August 27, 2013

Bashar Hafez al-Assad

Bashar Hafez al-Assad

Source: Shutterstock

Lest we forget, Ronald Reagan was sold the same bill of goods the War Party is selling today—that we can intervene decisively in a Mideast civil war at little or no cost to ourselves.

Reagan listened and ordered our Marines into the middle of Lebanon’s civil war. And he was there when they brought home the 241 dead from the Beirut barracks and our dead diplomats from the Beirut embassy.

The only thing we learn from history is that we do not learn from history. Congress should cut short its five-week vacation, come back, debate and decide by recorded vote whether Obama can take us into yet another Middle East war.

The questions to which Congress needs answers:

—Do we have incontrovertible proof that Bashar Assad ordered chemical weapons be used on his own people? And if he did not, who did?

—What kind of reprisals might we expect if we launch cruise missiles at Syria, which is allied with Hezbollah and Iran?

—If we attack, and Syria or its allies attack U.S. military or diplomatic missions in the Middle East or here in the United States, are we prepared for the wider war we will have started?

—Assuming Syria responds with a counterstrike, how far are we prepared to go up the escalator to regional war? If we intervene, are we prepared for the possible defeat of the side we have chosen, which would then be seen as a strategic defeat for the United States?
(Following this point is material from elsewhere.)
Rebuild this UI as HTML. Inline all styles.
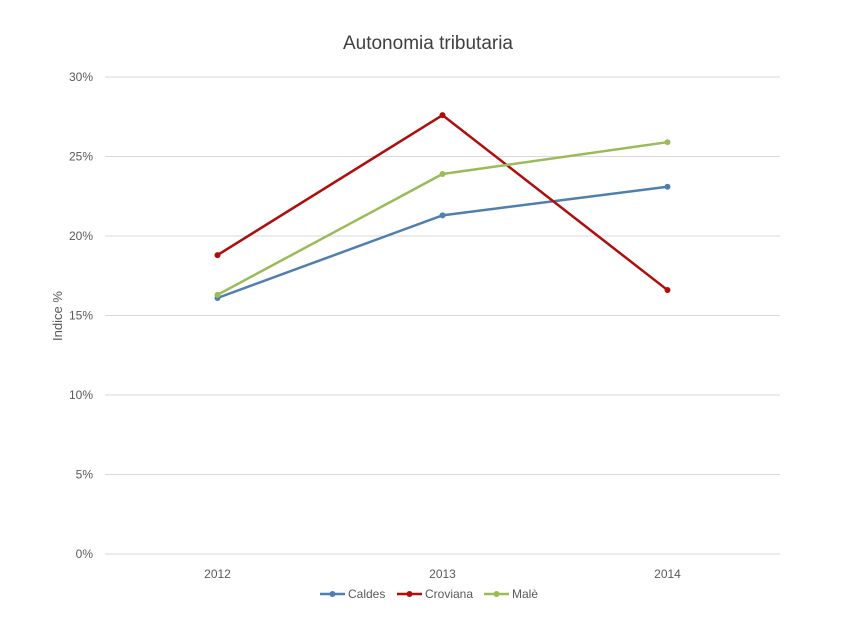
<!DOCTYPE html>
<html><head><meta charset="utf-8"><style>
body{margin:0;background:#fff;font-family:"Liberation Sans",sans-serif;}
svg text{font-family:"Liberation Sans",sans-serif;}
</style></head><body>
<svg id="chart" width="850" height="638">
<text x="428" y="49" text-anchor="middle" font-size="19" fill="#404040">Autonomia tributaria</text>
<text transform="translate(62,316) rotate(-90)" text-anchor="middle" font-size="13" fill="#595959">Indice %</text>
<g id="grid"></g><g id="series"></g><g id="legend"></g>
</svg>
<script>
const categories=["2012","2013","2014"];
const yTicks=[0,5,10,15,20,25,30];
const seriesNames=["Caldes","Croviana","Malè"];
const caldes=[16.1,21.3,23.1];
const croviana=[18.8,27.6,16.6];
const male=[16.3,23.9,25.9];
const colors=["#4e7fb0","#b00c0c","#9bbb59"];
const NS="http://www.w3.org/2000/svg";
const x0=105,x1=780,yBottom=554,yTop=77;
const xs=i=>x0+(x1-x0)*(i+0.5)/categories.length;
const ys=v=>yBottom-(v-0)/(30-0)*(yBottom-yTop);
function mk(t,a,p){const e=document.createElementNS(NS,t);for(const k in a)e.setAttribute(k,a[k]);p.appendChild(e);return e;}
const grid=document.getElementById('grid');
yTicks.forEach(t=>{
 const l=mk('line',{x1:x0,x2:x1,y1:ys(t),y2:ys(t),stroke:'#d9d9d9','stroke-width':1},grid);
 
 
 const tx=mk('text',{x:93,y:ys(t)+4,'text-anchor':'end','font-size':12,fill:'#595959'},grid);
 tx.textContent=t+'%';
 
 
});
categories.forEach((c,i)=>{
 const tx=mk('text',{x:xs(i),y:578,'text-anchor':'middle','font-size':12,fill:'#595959'},grid);
 tx.textContent=c;
 
 
});
const data=[caldes,croviana,male];
const sg=document.getElementById('series');
data.forEach((arr,si)=>{
 const p=mk('polyline',{points:arr.map((v,i)=>xs(i)+','+ys(v)).join(' '),fill:'none',stroke:colors[si],'stroke-width':2.5},sg);
 
 
 arr.forEach((v,i)=>{
  const c=mk('circle',{cx:xs(i),cy:ys(v),r:3,fill:colors[si]},sg);
  
  
 });
});
const lg=document.getElementById('legend');
const lx=[320,397,484];
seriesNames.forEach((n,i)=>{
 const g=mk('g',{},lg);
 
 
 mk('line',{x1:lx[i],x2:lx[i]+25,y1:594,y2:594,stroke:colors[i],'stroke-width':2.5},g);
 mk('circle',{cx:lx[i]+12.5,cy:594,r:3,fill:colors[i]},g);
 const t=mk('text',{x:lx[i]+28,y:598,'font-size':12,fill:'#595959'},g);
 t.textContent=n;
});
</script>
</body></html>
—If stung and bleeding from retaliation, are we prepared to go all the way, boots on the ground, to bring down Assad? Are we prepared to occupy Syria to prevent its falling to the Al-Nusra Front, which it may if Assad falls and we do not intervene?

The basic question that needs to be asked about this horrific attack on civilians, which appears to be gas related, is: Cui bono?
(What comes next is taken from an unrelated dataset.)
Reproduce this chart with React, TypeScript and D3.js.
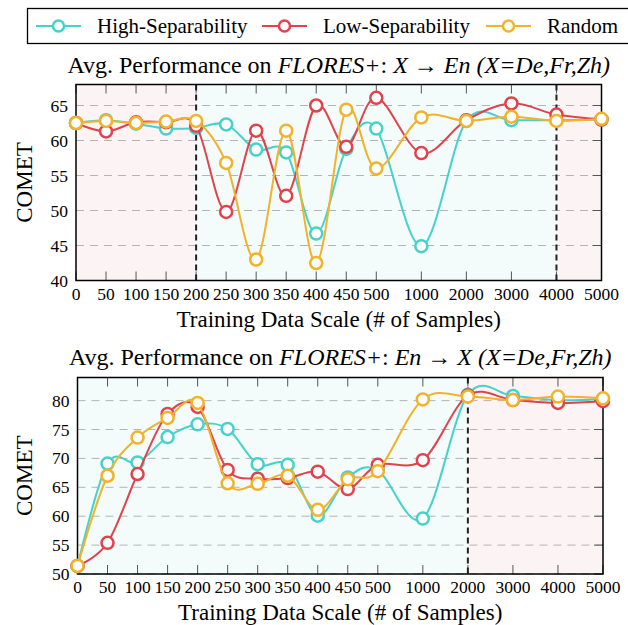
import * as d3 from 'd3';

const xValues = [0, 50, 100, 150, 200, 250, 300, 350, 400, 450, 500, 1000, 2000, 3000, 4000, 5000];

const topHigh = [62.5, 62.9, 62.4, 61.7, 61.8, 62.3, 58.7, 58.3, 46.7, 58.8, 61.7, 44.9, 62.8, 62.9, 62.9, 63.0];
const topLow = [62.5, 61.3, 62.6, 62.6, 62.1, 49.8, 61.4, 52.1, 65.0, 59.1, 66.1, 58.2, 62.9, 65.3, 63.7, 63.0];
const topRandom = [62.5, 62.8, 62.5, 62.7, 62.8, 56.8, 43.0, 61.4, 42.5, 64.4, 56.0, 63.3, 62.8, 63.4, 62.8, 63.1];

const bottomHigh = [51.4, 69.1, 69.3, 73.7, 75.9, 75.1, 69.0, 68.9, 60.1, 66.7, 68.0, 59.6, 81.0, 80.8, 80.1, 80.3];
const bottomLow = [51.4, 55.4, 67.3, 77.7, 78.9, 68.0, 66.5, 66.6, 67.7, 64.7, 68.9, 69.7, 80.9, 80.1, 79.6, 79.9];
const bottomRandom = [51.4, 67.0, 73.6, 77.0, 79.6, 65.7, 65.6, 67.0, 61.1, 66.4, 67.8, 80.2, 80.7, 80.1, 80.7, 80.4];

const seriesNames = ['High-Separability', 'Low-Separability', 'Random'];
const seriesColors = ['#45D2CB', '#E0434B', '#F2B22A'];

const topYTicks = [40, 45, 50, 55, 60, 65];
const bottomYTicks = [50, 55, 60, 65, 70, 75, 80];

// x axis is piecewise: 0..500 evenly, then 1000..5000 at 1.5x spacing
const xBreaks = [0, 500, 1000, 2000, 3000, 4000, 5000];
const xUnits = [0, 10, 11.5, 13, 14.5, 16, 17.5];

const FONT = "'Liberation Serif'";
const PINK = '#FCF4F4';
const CYAN = '#F3FBFB';

// legend item offsets (sample start), text follows 61px after
const legendX = [36, 262, 486];

type PanelProps = {
  top: number;
  bottom: number;
  left: number;
  right: number;
  yDomain: [number, number];
  yTicks: number[];
  data: number[][];
  split: number[];
  regions: { from: number; to: number; color: string }[];
  titleY: number;
  title: [string, boolean][];
};

function Panel(p: PanelProps) {
  const { top, bottom, left, right } = p;
  const width = right - left;
  const x = d3
    .scaleLinear()
    .domain(xBreaks)
    .range(xUnits.map((u) => left + (u * width) / 17.5));
  const y = d3.scaleLinear().domain(p.yDomain).range([bottom, top]);
  const line = d3
    .line<number>()
    .x((_, i) => x(xValues[i]))
    .y((d) => y(d))
    .curve(d3.curveCardinal.tension(0));

  return (
    <g>
      {p.regions.map((r, i) => (
        <rect key={i} x={x(r.from)} y={top} width={x(r.to) - x(r.from)} height={bottom - top} fill={r.color} />
      ))}
      {p.yTicks.map((t) => (
        <line key={t} x1={left} x2={right} y1={y(t)} y2={y(t)} stroke="#b4b4b4" strokeWidth={1} strokeDasharray="8,6" />
      ))}
      {xValues.map((v) => (
        <g key={v}>
          <line x1={x(v)} x2={x(v)} y1={bottom} y2={bottom - 9} stroke="#555" />
          <line x1={x(v)} x2={x(v)} y1={top} y2={top + 9} stroke="#555" />
        </g>
      ))}
      {p.yTicks.map((t) => (
        <line key={t} x1={right} x2={right - 9} y1={y(t)} y2={y(t)} stroke="#555" />
      ))}
      {p.split.map((s) => (
        <line key={s} x1={x(s)} x2={x(s)} y1={top} y2={bottom} stroke="#222" strokeWidth={2} strokeDasharray="6,4" />
      ))}
      <rect x={left} y={top} width={width} height={bottom - top} fill="none" stroke="black" strokeWidth={1.5} />
      {xValues.map((v) => (
        <text key={v} x={x(v)} y={bottom + 19} textAnchor="middle" fontSize={17.5}>
          {v}
        </text>
      ))}
      {p.yTicks.map((t) => (
        <text key={t} x={left - 8} y={y(t) + 6} textAnchor="end" fontSize={17.5}>
          {t}
        </text>
      ))}
      <text x={(left + right) / 2} y={bottom + 46} textAnchor="middle" fontSize={23}>
        Training Data Scale (# of Samples)
      </text>
      <text transform={`translate(32, ${(top + bottom) / 2}) rotate(-90)`} textAnchor="middle" fontSize={23}>
        COMET
      </text>
      <text x={(left + right) / 2} y={p.titleY} textAnchor="middle" fontSize={24}>
        {p.title.map(([s, italic], i) => (
          <tspan key={i} fontStyle={italic ? 'italic' : 'normal'}>
            {s}
          </tspan>
        ))}
      </text>
      {p.data.map((vals, si) => (
        <g key={si}>
          <path d={line(vals) ?? ''} fill="none" stroke={seriesColors[si]} strokeWidth={2} />
          {vals.map((v, i) => (
            <circle key={i} cx={x(xValues[i])} cy={y(v)} r={6} fill="white" stroke={seriesColors[si]} strokeWidth={2.5} />
          ))}
        </g>
      ))}
    </g>
  );
}

export default function App() {
  return (
    <div style={{ position: 'absolute', left: 0, top: 0 }}>
      <svg width={628} height={625} style={{ display: 'block', fontFamily: FONT }}>
        <rect x={27.5} y={8.5} width={640} height={35} fill="white" stroke="black" strokeWidth={1.3} />
        {seriesNames.map((name, i) => (
          <g key={name}>
            <line x1={legendX[i]} x2={legendX[i] + 45} y1={26} y2={26} stroke={seriesColors[i]} strokeWidth={2} />
            <circle cx={legendX[i] + 22.5} cy={26} r={5.5} fill="white" stroke={seriesColors[i]} strokeWidth={2.5} />
            <text x={legendX[i] + 61} y={33} fontSize={21}>
              {name}
            </text>
          </g>
        ))}
        <Panel
          top={84.5}
          bottom={280.5}
          left={76}
          right={601.5}
          yDomain={[40, 68]}
          yTicks={topYTicks}
          data={[topHigh, topLow, topRandom]}
          split={[200, 4000]}
          regions={[
            { from: 0, to: 200, color: PINK },
            { from: 200, to: 4000, color: CYAN },
            { from: 4000, to: 5000, color: PINK },
          ]}
          titleY={73}
          title={[
            ['Avg. Performance on ', false],
            ['FLORES+', true],
            [': ', false],
            ['X', true],
            [' \u2192 ', false],
            ['En', true],
            [' (X=De,Fr,Zh)', true],
          ]}
        />
        <Panel
          top={377.5}
          bottom={574}
          left={77.5}
          right={603}
          yDomain={[50, 84]}
          yTicks={bottomYTicks}
          data={[bottomHigh, bottomLow, bottomRandom]}
          split={[2000]}
          regions={[
            { from: 0, to: 2000, color: CYAN },
            { from: 2000, to: 5000, color: PINK },
          ]}
          titleY={365}
          title={[
            ['Avg. Performance on ', false],
            ['FLORES+', true],
            [': ', false],
            ['En', true],
            [' \u2192 ', false],
            ['X', true],
            [' (X=De,Fr,Zh)', true],
          ]}
        />
      </svg>
    </div>
  );
}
To whose benefit would the use of nerve gas on Syrian women and children redound? Certainly not Assad’s, as we can see from the furor and threats against him that the use of gas has produced.

The sole beneficiary of this apparent use of poison gas against civilians in rebel-held territory appears to be the rebels, who have long sought to have us come in and fight their war.

Perhaps Congress cannot defund Obamacare. But at least they can come back to Washington and tell Obama, sinking poll numbers aside, he has no authority to drag us into another war. His Libyan adventure, which gave us the Benghazi massacre and cover-up, was his last hurrah as war president.